The Jungle è un documentario diretto dal regista friulano Cristian Natoli, per la produzione di Tesla production (Italia) e 4Film (Croazia) e racconta l’avventura di Elisa Menon e dei suoi amici incontrati nella jungle. Ma facciamo un passo indietro: se è vero che i film nascono nella mente di registi e sceneggiatori, qualche volta ispirati da romanzi; che i documentari prendono vita dalla storia e dalla realtà e dalla passione di un regista, nel caso di The Jungle l’idea nasce da Hassan, immigrato afgano che lavora come mediatore nella questura di Gorizia, terra di confine e porta di accesso al ricco occidente, che ha contattato Elisa Menon, figura coraggiosa quanto visionaria, per chiederle di realizzare un progetto proprio su quelli come lui. Con quali parole abbia convinto a farsi dirigere da Elisa Menon dopo aver visto un suo video non è dato sapere ma la regista ha ricambiato la sua determinazione con appassionata ricerca e coraggio, intervenendo anche come attrice coprotagonista.
Gli altri attori sono tutti immigrati provenienti dall’Afghanistan e dal Pakistan che alla notte dormono nel dormitorio e al mattino si ritrovano nella foresta (the Jungle) per stare lontani da sguardi poco accoglienti quando non ostili. Socializzano tra di loro cucinando, mangiando e pregando sulla riva del fiume dove soltanto gli alberi ne sono testimoni.

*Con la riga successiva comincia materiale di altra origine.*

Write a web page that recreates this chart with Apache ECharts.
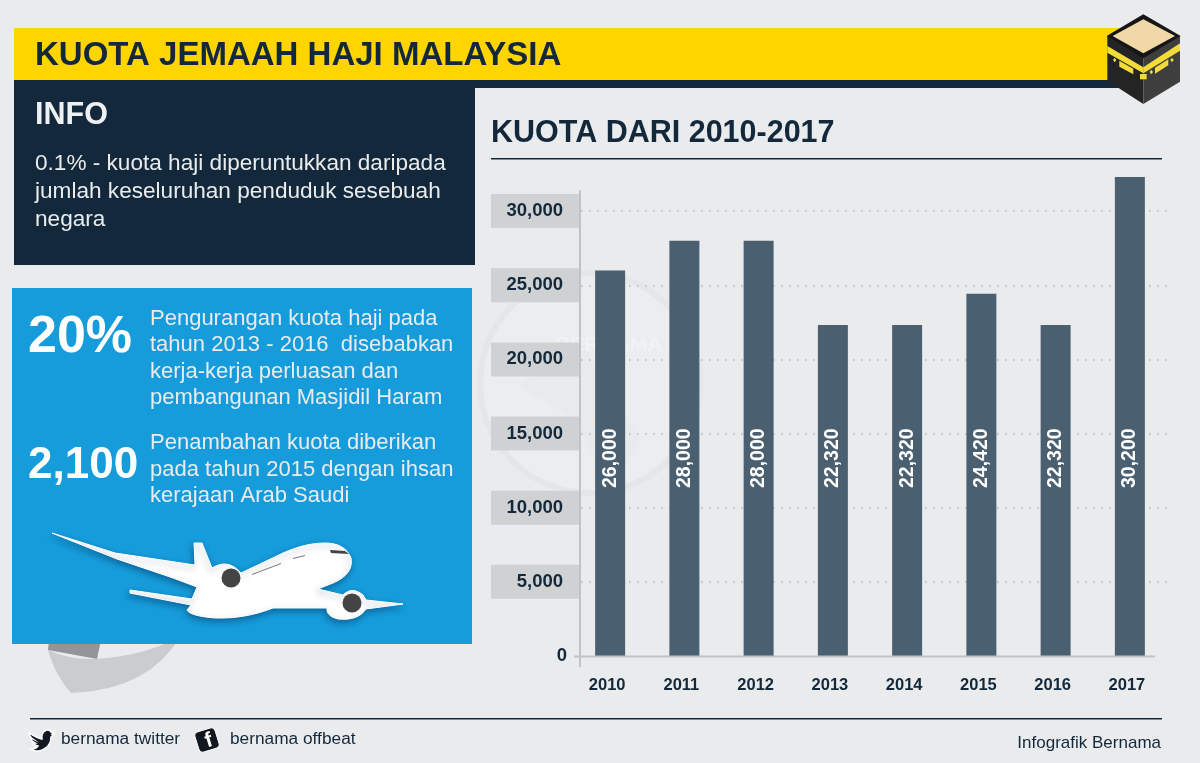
<!DOCTYPE html>
<html>
<head>
<meta charset="utf-8">
<style>html,body{margin:0;padding:0;background:#e9ebed}#container{width:1200px;height:763px}</style>
<script src="https://cdn.jsdelivr.net/npm/echarts@6/dist/echarts.min.js"></script>
</head>
<body>
<div id="container"></div>
<script>
// 2017 bar is drawn taller than its printed label
var years = ['2010','2011','2012','2013','2014','2015','2016','2017'];
var barHeights = [26000,28000,28000,22320,22320,24420,22320,32300];
var barLabels = ['26,000','28,000','28,000','22,320','22,320','24,420','22,320','30,200'];
var infoLines = ['0.1% - kuota haji diperuntukkan daripada','jumlah keseluruhan penduduk sesebuah','negara'];
var cutLines = ['Pengurangan kuota haji pada','tahun 2013 - 2016  disebabkan','kerja-kerja perluasan dan','pembangunan Masjidil Haram'];
var addLines = ['Penambahan kuota diberikan','pada tahun 2015 dengan ihsan','kerajaan Arab Saudi'];

var dark = '#13293b', font = '"Liberation Sans", Arial, sans-serif';
var dom = document.getElementById('container');
var myChart = echarts.init(dom, null, {renderer: 'canvas'});

var option = {
  backgroundColor: '#e9ebed',
  animation: false,
  grid: {left: 573, right: 33, top: 177, bottom: 107},
  xAxis: {
    type: 'category',
    data: years,
    axisLine: {show: false},
    axisTick: {show: false},
    axisLabel: {margin: 21, color: dark, fontFamily: font, fontWeight: 'bold', fontSize: 16.5, padding: [0, 6, 0, 0]}
  },
  yAxis: {
    type: 'value',
    min: 0,
    max: 32300,
    interval: 5000,
    axisLine: {show: false},
    axisTick: {show: false},
    splitLine: {showMaxLine: false, showMinLine: false, lineStyle: {color: '#b4b7b9', type: [1.5, 6.5], width: 1.5}},
    axisLabel: {
      showMaxLabel: false,
      margin: -6,
      formatter: function (v) {
        return v === 0 ? '{zero|0}' : '{band|' + echarts.format.addCommas(v) + '}';
      },
      rich: {
        band: {width: 72, height: 34, lineHeight: 34, align: 'right', padding: [0, 16, 0, 0], backgroundColor: '#cfd1d2', color: dark, fontFamily: font, fontWeight: 'bold', fontSize: 18.5},
        zero: {align: 'right', padding: [0, 12, 0, 0], color: dark, fontFamily: font, fontWeight: 'bold', fontSize: 18.5}
      }
    }
  },
  series: [{
    type: 'bar',
    data: barHeights,
    barWidth: 30,
    z: 3,
    itemStyle: {color: '#4a6071'},
    label: {
      show: true,
      position: 'insideBottom',
      distance: 168,
      rotate: 90,
      align: 'left',
      verticalAlign: 'middle',
      color: '#fff',
      fontFamily: font,
      fontWeight: 'bold',
      fontSize: 19.5,
      formatter: function (p) { return barLabels[p.dataIndex]; }
    }
  }]
};
myChart.setOption(option);

function txt(x, y, s, size, color, weight, align) {
  return {type: 'text', x: x, y: y + 4, z: 5, style: {text: s, fontFamily: font, fontSize: size, fill: color, fontWeight: weight || 'normal', align: align || 'left', verticalAlign: 'middle'}};
}
function box(x, y, w, h, color, z) {
  return {type: 'rect', z: z == null ? 4 : z, shape: {x: x, y: y, width: w, height: h}, style: {fill: color}};
}
function poly(pts, color, z, extra) {
  return {type: 'polygon', z: z || 6, shape: {points: pts}, style: Object.assign({fill: color}, extra || {})};
}
// graphic has no path type, so flatten M/L/Q outlines into polygon points
function outline(d) {
  var pts = [], m, re = /([MLQ])([^MLQZ]*)/g;
  while ((m = re.exec(d))) {
    var n = m[2].trim().split(/\s+/).map(Number);
    if (m[1] === 'Q') {
      var p0 = pts[pts.length - 1];
      for (var t = 0.125; t <= 1; t += 0.125) {
        pts.push([
          (1 - t) * (1 - t) * p0[0] + 2 * t * (1 - t) * n[0] + t * t * n[2],
          (1 - t) * (1 - t) * p0[1] + 2 * t * (1 - t) * n[1] + t * t * n[3]
        ]);
      }
    } else {
      pts.push([n[0], n[1]]);
    }
  }
  return pts;
}

var els = [];
// watermark behind the chart
els.push({type: 'circle', z: -1, shape: {cx: 590, cy: 383, r: 110}, style: {fill: '#ebedef', stroke: '#e4e6e8', lineWidth: 6}});
els.push(poly([[518, 385], [585, 345], [640, 440], [610, 490], [575, 420]], '#e8eaec', -1));
els.push({type: 'text', x: 555, y: 345, z: -1, style: {text: 'BERNAMA', fontFamily: font, fontWeight: 'bold', fontSize: 21, fill: '#f1f2f4', verticalAlign: 'middle'}});

// header
els.push(box(14, 28, 1110, 52, '#ffd500'), box(14, 80, 1110, 8, dark));
els.push(txt(35, 52, 'KUOTA JEMAAH HAJI MALAYSIA', 33, dark, 'bold'));
// info panel
els.push(box(14, 80, 461, 185, dark));
els.push(txt(35, 112, 'INFO', 30.5, '#eef0f1', 'bold'));
infoLines.forEach(function (s, i) { els.push(txt(35, 160 + i * 28, s, 22.6, '#e9ebed')); });
// blue panel, sail shape sits behind it
els.push(poly(outline('M49 640 L101 640 L97 659 L48 650'), '#949597', 3));
els.push(poly(outline('M48 650 Q70 660 97 659 Q150 655 181 635 Q150 690 71 693 Q55 675 48 650'), '#cbccce', 3));
els.push(box(12, 288, 460, 356, '#169cdb'));
els.push(txt(28, 334, '20%', 52, '#fff', 'bold'));
cutLines.forEach(function (s, i) { els.push(txt(150, 315 + i * 26.3, s, 22, '#e9ebed')); });
els.push(txt(28, 462, '2,100', 44, '#fff', 'bold'));
addLines.forEach(function (s, i) { els.push(txt(150, 439 + i * 26.5, s, 22, '#e9ebed')); });

// plane
var plane = 'M52 533 L115 553 L195 565 L194 543 L202 543 L212 568 Q228 558 241 573 L283 553 Q305 543 325 543 Q345 543 351 558 ' +
  'Q354 574 333 583 L318 589 L343 595 Q352 586 363 595 L366 600 L403 604 L366 609 Q358 621 338 619 Q326 616 327 608 L273 608 ' +
  'Q245 619 215 618 Q190 616 187 610 L191 605 L130 593 L130 590 L192 599 L197 587 L173 578 L117 559';
els.push(poly(outline(plane), '#fff', 6, {stroke: '#fff', lineWidth: 1, shadowBlur: 6, shadowColor: 'rgba(0,40,80,0.45)', shadowOffsetX: -1, shadowOffsetY: 3}));
els.push({type: 'circle', z: 7, shape: {cx: 231, cy: 578, r: 9.5}, style: {fill: '#444'}});
els.push({type: 'circle', z: 7, shape: {cx: 352, cy: 603, r: 9.5}, style: {fill: '#444'}});
els.push(poly([[330, 550], [345, 551], [349, 554], [331, 553]], '#444', 7));
els.push(poly([[252, 574], [281, 563], [281, 564], [252, 575]], '#777', 7));
els.push(poly([[293, 558], [305, 555], [305, 556], [293, 559]], '#777', 7));

// section title
els.push(txt(491, 130, 'KUOTA DARI 2010-2017', 30.5, dark, 'bold'));
els.push(box(491, 158, 671, 1.5, dark));

// axis strokes run a little past the plot, so take them from the scale
var y0 = myChart.convertToPixel({yAxisIndex: 0}, 0);
var yTop = myChart.convertToPixel({yAxisIndex: 0}, 31400);
els.push({type: 'line', z: 4, shape: {x1: 580, y1: yTop, x2: 580, y2: y0 + 11}, style: {stroke: '#c0c2c4', lineWidth: 2}});
els.push({type: 'line', z: 4, shape: {x1: 574, y1: y0 + 0.5, x2: 1155, y2: y0 + 0.5}, style: {stroke: '#c0c2c4', lineWidth: 2}});

// kaaba, points taken in a 3x crop of the icon
var k = function (pts) { return pts.map(function (p) { return [1100 + p[0] / 3, 10 + p[1] / 3]; }); };
var gold = '#f3dc3a';
els.push(poly(k([[22,78],[130,140],[130,282],[22,212]]), '#242424'));
els.push(poly(k([[130,140],[240,78],[240,215],[130,282]]), '#3e3e3e'));
els.push(poly(k([[130,13],[242,78],[130,145],[20,78]]), '#161616'));
els.push(poly(k([[130,28],[225,78],[130,130],[38,78]]), '#f1d9a7'));
els.push(poly(k([[22,108],[130,172],[130,190],[22,128]]), gold));
els.push(poly(k([[130,172],[240,100],[240,122],[130,190]]), gold));
els.push(poly(k([[58,152],[100,176],[100,193],[58,170]]), gold));
els.push(poly(k([[165,173],[205,148],[205,166],[165,191]]), gold));
els.push(poly(k([[120,192],[140,192],[140,208],[120,208]]), gold));
els.push(poly(k([[44,143],[49,150],[44,157],[39,150]]), gold));
els.push(poly(k([[154,179],[159,186],[154,193],[149,186]]), gold));
els.push(poly(k([[216,143],[221,150],[216,157],[211,150]]), gold));

// footer
els.push(box(30, 718, 1132, 1.5, dark));
els.push(poly(outline('M29 733 Q39 739 42 739 Q41 732 47 730 Q50 730 51 732 L54 731 L52 734 L54 734 L51 737 Q51 745 44 749 Q37 753 31 749 Q36 749 38 746 Q33 744 33 743 L35 743 Q31 741 31 738 L33 739 Q29 736 29 733'), '#11181f', 6, {stroke: '#fff', lineWidth: 1.5}));
els.push(txt(61, 735, 'bernama twitter', 17.3, dark));
els.push({type: 'rect', z: 6, x: 207, y: 740, rotation: 0.3, shape: {x: -10.5, y: -10.5, width: 21, height: 21, r: 4}, style: {fill: '#11181f', stroke: '#fff', lineWidth: 1}});
els.push({type: 'text', z: 7, x: 209, y: 741, rotation: 0.3, style: {text: 'f', fontFamily: font, fontWeight: 'bold', fontSize: 21, fill: '#fff', align: 'center', verticalAlign: 'middle'}});
els.push(txt(230, 735, 'bernama offbeat', 17.3, dark));
els.push(txt(1161, 739, 'Infografik Bernama', 17, dark, 'normal', 'right'));

myChart.setOption({graphic: {elements: els}});

window.addEventListener('resize', myChart.resize);
</script>
</body>
</html>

L’idea geniale della regista è di trasformare il bosco in palcoscenico e platea e – udite udite – di chiamare a sé, dopo un progetto teatrale con gli stessi protagonisti di questa vita ai margini – il pubblico. E così gli spettatori, richiamati attraverso il volantinaggio per le strade della città, non possono fare a meno di sedersi nella notte e trovarsi a guardare quegli stranieri negli occhi come ad esseri umani e non come a degli invasori, combattendo e guarendo i propri atteggiamenti xenofobi. “Allenarsi attraverso il teatro, allenarsi ad avere relazioni con le persone” è l’obiettivo sociale. “Accettare di vedere gli altri e di vedere me” quest’ ultima frase viene diretta agli immigrati che come ospiti sono spronati a comprendere le reazioni poco accoglienti ma comunque umane degli spettatori ovvero dei cittadini ospitanti.
Con naturale narrazione ma non senza poca fatica, Elisa Menon riesce a portare su un palco arrangiato nel bosco un teatro di strada entrando in simbiosi con gli improvvisati attori che parlano soltanto inglese o solo la madre lingua. Il lavoro della macchina da presa e del montaggio di Cristian Natoli e di Enrique Carcione riesce a sopperire alla sobrietà di mezzi minimalisti.
E diventa bello e suggestivo entrare in contatto con i brividi di ansia che percorrono la schiena dei protagonisti e che si trasmettono anche a noi davanti lo schermo quando serpeggia la paura del flop: “E se non venisse nessuno a vederci ?” Andare in un bosco di sera a vedere una rappresentazione teatrale non è cosa di tutti i giorni …
Poi a mano a mano le sedie poste su un tappeto d’erba vengono occupate fino ad essere esaurite. Gli attori si rincuorano e prendono coraggio nel recitare l’essenziale: quei gesti essenziali imparati nel locale di una parrocchia, l’unica struttura disposta ad accoglierli. Attraverso una performance sintetica al massimo viene fuori tutta la sofferenza dei viaggi al limite della sopravvivenza che ognuno di loro ha sopportato per avere una speranza di vita lontani dai paesi dai quali sono fuggiti.
“Non è una moda. Siamo partiti per disperazione per raggiungere un minimo di sicurezza” Questo è l’ essenziale da capire.
Nota di merito per la Tesla Production per aver prodotto, in collaborazione con la 4Film e la Regione Friuli Venezia Giulia, un documento che ci auspichiamo venga divulgato fra i giovani per comprendere che non dobbiamo temere queste persone, l’unica cosa da temere è di dimostrarci disumani nei confronti di gente che è stata costretta lasciare la propria patria.
Chiudiamo con una frase di Elisa: “Quando si finisce non rimane niente se non nel cuore di chi ha fatto e di chi ha visto”.